Exclude images, then output the remaining data verbatim.

++++

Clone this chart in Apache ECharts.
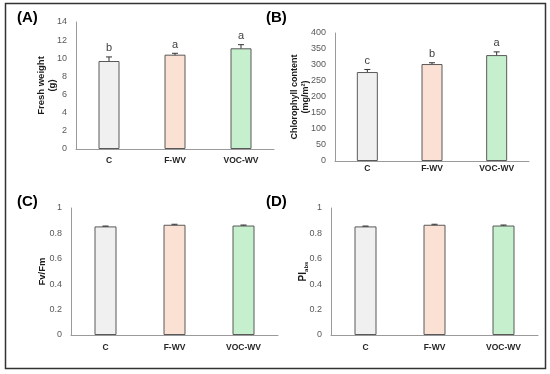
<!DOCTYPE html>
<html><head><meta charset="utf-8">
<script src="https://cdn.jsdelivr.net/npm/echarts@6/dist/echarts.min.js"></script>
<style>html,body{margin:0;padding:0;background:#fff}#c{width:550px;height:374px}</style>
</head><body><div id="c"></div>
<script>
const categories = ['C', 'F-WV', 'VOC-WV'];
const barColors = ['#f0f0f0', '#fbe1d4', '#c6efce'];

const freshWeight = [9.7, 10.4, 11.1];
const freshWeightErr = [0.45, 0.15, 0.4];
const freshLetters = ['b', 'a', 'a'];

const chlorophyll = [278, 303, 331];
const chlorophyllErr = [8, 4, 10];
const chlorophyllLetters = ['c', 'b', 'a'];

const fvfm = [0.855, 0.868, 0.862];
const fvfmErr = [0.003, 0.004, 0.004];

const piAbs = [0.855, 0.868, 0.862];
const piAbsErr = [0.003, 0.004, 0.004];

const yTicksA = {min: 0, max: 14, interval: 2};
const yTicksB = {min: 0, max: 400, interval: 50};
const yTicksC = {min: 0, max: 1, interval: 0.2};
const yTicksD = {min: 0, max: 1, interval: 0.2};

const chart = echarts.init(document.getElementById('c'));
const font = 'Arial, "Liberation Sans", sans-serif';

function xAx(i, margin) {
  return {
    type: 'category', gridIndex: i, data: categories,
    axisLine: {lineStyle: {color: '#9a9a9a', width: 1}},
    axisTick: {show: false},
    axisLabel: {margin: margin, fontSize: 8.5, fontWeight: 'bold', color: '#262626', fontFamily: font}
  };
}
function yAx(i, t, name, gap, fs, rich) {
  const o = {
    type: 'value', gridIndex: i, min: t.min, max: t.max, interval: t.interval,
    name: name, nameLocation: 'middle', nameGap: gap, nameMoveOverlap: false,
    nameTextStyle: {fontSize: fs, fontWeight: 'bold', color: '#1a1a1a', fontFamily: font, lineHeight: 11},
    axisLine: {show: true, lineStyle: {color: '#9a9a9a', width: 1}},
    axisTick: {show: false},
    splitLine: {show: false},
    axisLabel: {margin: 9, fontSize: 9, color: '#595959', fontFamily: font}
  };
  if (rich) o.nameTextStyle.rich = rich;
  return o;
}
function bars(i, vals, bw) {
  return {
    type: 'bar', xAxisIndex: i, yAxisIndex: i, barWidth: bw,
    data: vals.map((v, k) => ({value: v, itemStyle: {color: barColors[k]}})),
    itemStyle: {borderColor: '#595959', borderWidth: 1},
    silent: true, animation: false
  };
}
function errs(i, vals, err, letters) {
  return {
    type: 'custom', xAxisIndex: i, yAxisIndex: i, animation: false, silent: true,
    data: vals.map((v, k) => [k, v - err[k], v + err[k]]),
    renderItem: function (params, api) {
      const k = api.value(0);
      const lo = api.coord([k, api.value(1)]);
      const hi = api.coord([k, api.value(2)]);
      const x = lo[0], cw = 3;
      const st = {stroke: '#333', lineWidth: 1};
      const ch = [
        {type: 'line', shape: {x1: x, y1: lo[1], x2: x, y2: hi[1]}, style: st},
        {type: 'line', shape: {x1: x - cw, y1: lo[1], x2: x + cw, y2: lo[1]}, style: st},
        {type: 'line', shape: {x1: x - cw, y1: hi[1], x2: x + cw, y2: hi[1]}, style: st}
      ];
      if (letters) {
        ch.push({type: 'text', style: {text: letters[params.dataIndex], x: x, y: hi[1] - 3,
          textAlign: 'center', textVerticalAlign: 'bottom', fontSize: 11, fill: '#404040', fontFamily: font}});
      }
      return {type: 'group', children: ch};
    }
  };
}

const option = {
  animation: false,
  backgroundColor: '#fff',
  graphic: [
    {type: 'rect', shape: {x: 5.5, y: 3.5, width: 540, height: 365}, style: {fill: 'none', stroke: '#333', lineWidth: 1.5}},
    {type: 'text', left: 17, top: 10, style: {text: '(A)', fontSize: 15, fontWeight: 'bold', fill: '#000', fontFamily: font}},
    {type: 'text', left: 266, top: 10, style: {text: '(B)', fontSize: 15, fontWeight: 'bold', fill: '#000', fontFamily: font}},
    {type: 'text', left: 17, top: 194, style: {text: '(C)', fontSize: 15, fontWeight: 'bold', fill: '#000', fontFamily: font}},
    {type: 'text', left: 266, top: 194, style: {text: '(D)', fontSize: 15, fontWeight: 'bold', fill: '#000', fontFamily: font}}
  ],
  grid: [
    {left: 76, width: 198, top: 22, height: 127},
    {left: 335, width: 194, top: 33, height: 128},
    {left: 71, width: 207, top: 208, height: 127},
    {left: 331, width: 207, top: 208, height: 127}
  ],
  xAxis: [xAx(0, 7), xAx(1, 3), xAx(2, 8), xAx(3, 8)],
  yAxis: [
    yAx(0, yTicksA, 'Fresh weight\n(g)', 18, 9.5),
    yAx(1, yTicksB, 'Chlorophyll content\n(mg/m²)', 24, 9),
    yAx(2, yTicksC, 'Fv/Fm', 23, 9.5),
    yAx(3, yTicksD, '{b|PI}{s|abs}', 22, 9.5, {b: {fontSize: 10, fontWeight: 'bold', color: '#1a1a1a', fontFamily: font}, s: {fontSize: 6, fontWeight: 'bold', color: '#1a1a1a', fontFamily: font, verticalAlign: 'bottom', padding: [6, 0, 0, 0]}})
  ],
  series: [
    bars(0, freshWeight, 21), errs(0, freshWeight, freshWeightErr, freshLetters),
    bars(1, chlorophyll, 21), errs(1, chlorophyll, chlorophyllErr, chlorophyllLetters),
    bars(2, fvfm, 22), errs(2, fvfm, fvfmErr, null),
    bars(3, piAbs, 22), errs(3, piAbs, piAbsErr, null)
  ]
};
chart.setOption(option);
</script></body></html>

++++

--- Exercise output ---
Clone this chart in Apache ECharts.
<!DOCTYPE html>
<html><head><meta charset="utf-8">
<script src="https://cdn.jsdelivr.net/npm/echarts@6/dist/echarts.min.js"></script>
<style>html,body{margin:0;padding:0;background:#fff}#c{width:550px;height:374px}</style>
</head><body><div id="c"></div>
<script>
const categories = ['C', 'F-WV', 'VOC-WV'];
const barColors = ['#f0f0f0', '#fbe1d4', '#c6efce'];

const freshWeight = [9.7, 10.4, 11.1];
const freshWeightErr = [0.45, 0.15, 0.4];
const freshLetters = ['b', 'a', 'a'];

const chlorophyll = [278, 303, 331];
const chlorophyllErr = [8, 4, 10];
const chlorophyllLetters = ['c', 'b', 'a'];

const fvfm = [0.855, 0.868, 0.862];
const fvfmErr = [0.003, 0.004, 0.004];

const piAbs = [0.855, 0.868, 0.862];
const piAbsErr = [0.003, 0.004, 0.004];

const yTicksA = {min: 0, max: 14, interval: 2};
const yTicksB = {min: 0, max: 400, interval: 50};
const yTicksC = {min: 0, max: 1, interval: 0.2};
const yTicksD = {min: 0, max: 1, interval: 0.2};

const chart = echarts.init(document.getElementById('c'));
const font = 'Arial, "Liberation Sans", sans-serif';

function xAx(i, margin) {
  return {
    type: 'category', gridIndex: i, data: categories,
    axisLine: {lineStyle: {color: '#9a9a9a', width: 1}},
    axisTick: {show: false},
    axisLabel: {margin: margin, fontSize: 8.5, fontWeight: 'bold', color: '#262626', fontFamily: font}
  };
}
function yAx(i, t, name, gap, fs, rich) {
  const o = {
    type: 'value', gridIndex: i, min: t.min, max: t.max, interval: t.interval,
    name: name, nameLocation: 'middle', nameGap: gap, nameMoveOverlap: false,
    nameTextStyle: {fontSize: fs, fontWeight: 'bold', color: '#1a1a1a', fontFamily: font, lineHeight: 11},
    axisLine: {show: true, lineStyle: {color: '#9a9a9a', width: 1}},
    axisTick: {show: false},
    splitLine: {show: false},
    axisLabel: {margin: 9, fontSize: 9, color: '#595959', fontFamily: font}
  };
  if (rich) o.nameTextStyle.rich = rich;
  return o;
}
function bars(i, vals, bw) {
  return {
    type: 'bar', xAxisIndex: i, yAxisIndex: i, barWidth: bw,
    data: vals.map((v, k) => ({value: v, itemStyle: {color: barColors[k]}})),
    itemStyle: {borderColor: '#595959', borderWidth: 1},
    silent: true, animation: false
  };
}
function errs(i, vals, err, letters) {
  return {
    type: 'custom', xAxisIndex: i, yAxisIndex: i, animation: false, silent: true,
    data: vals.map((v, k) => [k, v - err[k], v + err[k]]),
    renderItem: function (params, api) {
      const k = api.value(0);
      const lo = api.coord([k, api.value(1)]);
      const hi = api.coord([k, api.value(2)]);
      const x = lo[0], cw = 3;
      const st = {stroke: '#333', lineWidth: 1};
      const ch = [
        {type: 'line', shape: {x1: x, y1: lo[1], x2: x, y2: hi[1]}, style: st},
        {type: 'line', shape: {x1: x - cw, y1: lo[1], x2: x + cw, y2: lo[1]}, style: st},
        {type: 'line', shape: {x1: x - cw, y1: hi[1], x2: x + cw, y2: hi[1]}, style: st}
      ];
      if (letters) {
        ch.push({type: 'text', style: {text: letters[params.dataIndex], x: x, y: hi[1] - 3,
          textAlign: 'center', textVerticalAlign: 'bottom', fontSize: 11, fill: '#404040', fontFamily: font}});
      }
      return {type: 'group', children: ch};
    }
  };
}

const option = {
  animation: false,
  backgroundColor: '#fff',
  graphic: [
    {type: 'rect', shape: {x: 5.5, y: 3.5, width: 540, height: 365}, style: {fill: 'none', stroke: '#333', lineWidth: 1.5}},
    {type: 'text', left: 17, top: 10, style: {text: '(A)', fontSize: 15, fontWeight: 'bold', fill: '#000', fontFamily: font}},
    {type: 'text', left: 266, top: 10, style: {text: '(B)', fontSize: 15, fontWeight: 'bold', fill: '#000', fontFamily: font}},
    {type: 'text', left: 17, top: 194, style: {text: '(C)', fontSize: 15, fontWeight: 'bold', fill: '#000', fontFamily: font}},
    {type: 'text', left: 266, top: 194, style: {text: '(D)', fontSize: 15, fontWeight: 'bold', fill: '#000', fontFamily: font}}
  ],
  grid: [
    {left: 76, width: 198, top: 22, height: 127},
    {left: 335, width: 194, top: 33, height: 128},
    {left: 71, width: 207, top: 208, height: 127},
    {left: 331, width: 207, top: 208, height: 127}
  ],
  xAxis: [xAx(0, 7), xAx(1, 3), xAx(2, 8), xAx(3, 8)],
  yAxis: [
    yAx(0, yTicksA, 'Fresh weight\n(g)', 18, 9.5),
    yAx(1, yTicksB, 'Chlorophyll content\n(mg/m²)', 24, 9),
    yAx(2, yTicksC, 'Fv/Fm', 23, 9.5),
    yAx(3, yTicksD, '{b|PI}{s|abs}', 22, 9.5, {b: {fontSize: 10, fontWeight: 'bold', color: '#1a1a1a', fontFamily: font}, s: {fontSize: 6, fontWeight: 'bold', color: '#1a1a1a', fontFamily: font, verticalAlign: 'bottom', padding: [6, 0, 0, 0]}})
  ],
  series: [
    bars(0, freshWeight, 21), errs(0, freshWeight, freshWeightErr, freshLetters),
    bars(1, chlorophyll, 21), errs(1, chlorophyll, chlorophyllErr, chlorophyllLetters),
    bars(2, fvfm, 22), errs(2, fvfm, fvfmErr, null),
    bars(3, piAbs, 22), errs(3, piAbs, piAbsErr, null)
  ]
};
chart.setOption(option);
</script></body></html>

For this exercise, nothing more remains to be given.